__SOURCE EXCERPT__
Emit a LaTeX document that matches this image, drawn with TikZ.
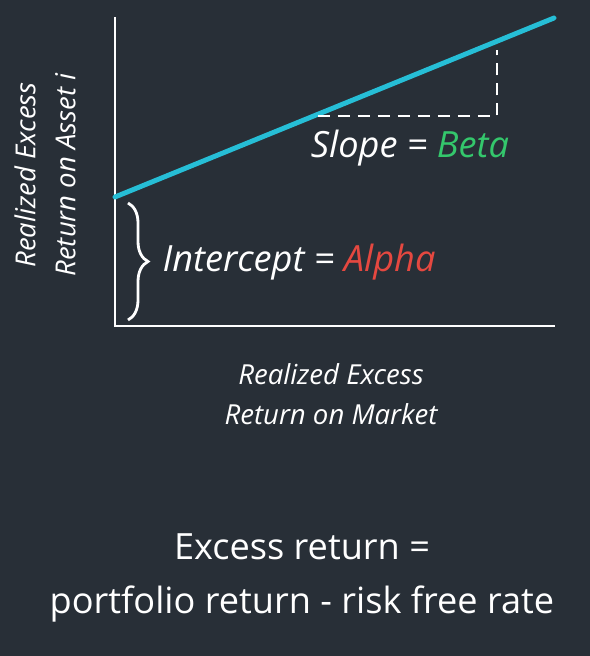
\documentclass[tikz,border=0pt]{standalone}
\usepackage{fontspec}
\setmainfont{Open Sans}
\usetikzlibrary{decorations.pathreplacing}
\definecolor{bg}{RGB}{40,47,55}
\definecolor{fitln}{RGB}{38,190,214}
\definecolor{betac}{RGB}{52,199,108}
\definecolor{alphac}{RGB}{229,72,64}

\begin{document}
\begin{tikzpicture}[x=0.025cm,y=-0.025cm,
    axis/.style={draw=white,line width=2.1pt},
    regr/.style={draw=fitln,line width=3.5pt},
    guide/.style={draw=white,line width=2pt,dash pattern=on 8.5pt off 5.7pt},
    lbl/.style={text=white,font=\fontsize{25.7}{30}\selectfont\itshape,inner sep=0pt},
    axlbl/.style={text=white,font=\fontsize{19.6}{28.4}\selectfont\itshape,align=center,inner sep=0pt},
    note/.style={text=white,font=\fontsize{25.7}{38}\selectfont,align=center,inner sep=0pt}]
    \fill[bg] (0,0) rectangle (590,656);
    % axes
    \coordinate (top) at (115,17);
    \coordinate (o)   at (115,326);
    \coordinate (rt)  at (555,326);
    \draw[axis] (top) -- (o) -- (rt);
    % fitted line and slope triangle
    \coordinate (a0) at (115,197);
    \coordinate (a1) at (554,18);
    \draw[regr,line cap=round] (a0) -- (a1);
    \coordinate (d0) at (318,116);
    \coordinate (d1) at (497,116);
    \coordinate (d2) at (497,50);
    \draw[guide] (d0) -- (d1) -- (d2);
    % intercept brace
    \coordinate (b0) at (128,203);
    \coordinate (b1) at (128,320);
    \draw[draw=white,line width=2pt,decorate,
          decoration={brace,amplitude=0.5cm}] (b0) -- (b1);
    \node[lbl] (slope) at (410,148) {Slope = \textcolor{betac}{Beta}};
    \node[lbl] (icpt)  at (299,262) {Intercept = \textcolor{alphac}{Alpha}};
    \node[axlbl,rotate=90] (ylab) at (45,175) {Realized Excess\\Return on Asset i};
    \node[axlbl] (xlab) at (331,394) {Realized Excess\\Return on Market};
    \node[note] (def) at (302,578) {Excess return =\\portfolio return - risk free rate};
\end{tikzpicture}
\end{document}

__THE TASK__
Without including any pictures, print all of the material exactly as given.

__TASK RESULT__
Emit a LaTeX document that matches this image, drawn with TikZ.
\documentclass[tikz,border=0pt]{standalone}
\usepackage{fontspec}
\setmainfont{Open Sans}
\usetikzlibrary{decorations.pathreplacing}
\definecolor{bg}{RGB}{40,47,55}
\definecolor{fitln}{RGB}{38,190,214}
\definecolor{betac}{RGB}{52,199,108}
\definecolor{alphac}{RGB}{229,72,64}

\begin{document}
\begin{tikzpicture}[x=0.025cm,y=-0.025cm,
    axis/.style={draw=white,line width=2.1pt},
    regr/.style={draw=fitln,line width=3.5pt},
    guide/.style={draw=white,line width=2pt,dash pattern=on 8.5pt off 5.7pt},
    lbl/.style={text=white,font=\fontsize{25.7}{30}\selectfont\itshape,inner sep=0pt},
    axlbl/.style={text=white,font=\fontsize{19.6}{28.4}\selectfont\itshape,align=center,inner sep=0pt},
    note/.style={text=white,font=\fontsize{25.7}{38}\selectfont,align=center,inner sep=0pt}]
    \fill[bg] (0,0) rectangle (590,656);
    % axes
    \coordinate (top) at (115,17);
    \coordinate (o)   at (115,326);
    \coordinate (rt)  at (555,326);
    \draw[axis] (top) -- (o) -- (rt);
    % fitted line and slope triangle
    \coordinate (a0) at (115,197);
    \coordinate (a1) at (554,18);
    \draw[regr,line cap=round] (a0) -- (a1);
    \coordinate (d0) at (318,116);
    \coordinate (d1) at (497,116);
    \coordinate (d2) at (497,50);
    \draw[guide] (d0) -- (d1) -- (d2);
    % intercept brace
    \coordinate (b0) at (128,203);
    \coordinate (b1) at (128,320);
    \draw[draw=white,line width=2pt,decorate,
          decoration={brace,amplitude=0.5cm}] (b0) -- (b1);
    \node[lbl] (slope) at (410,148) {Slope = \textcolor{betac}{Beta}};
    \node[lbl] (icpt)  at (299,262) {Intercept = \textcolor{alphac}{Alpha}};
    \node[axlbl,rotate=90] (ylab) at (45,175) {Realized Excess\\Return on Asset i};
    \node[axlbl] (xlab) at (331,394) {Realized Excess\\Return on Market};
    \node[note] (def) at (302,578) {Excess return =\\portfolio return - risk free rate};
\end{tikzpicture}
\end{document}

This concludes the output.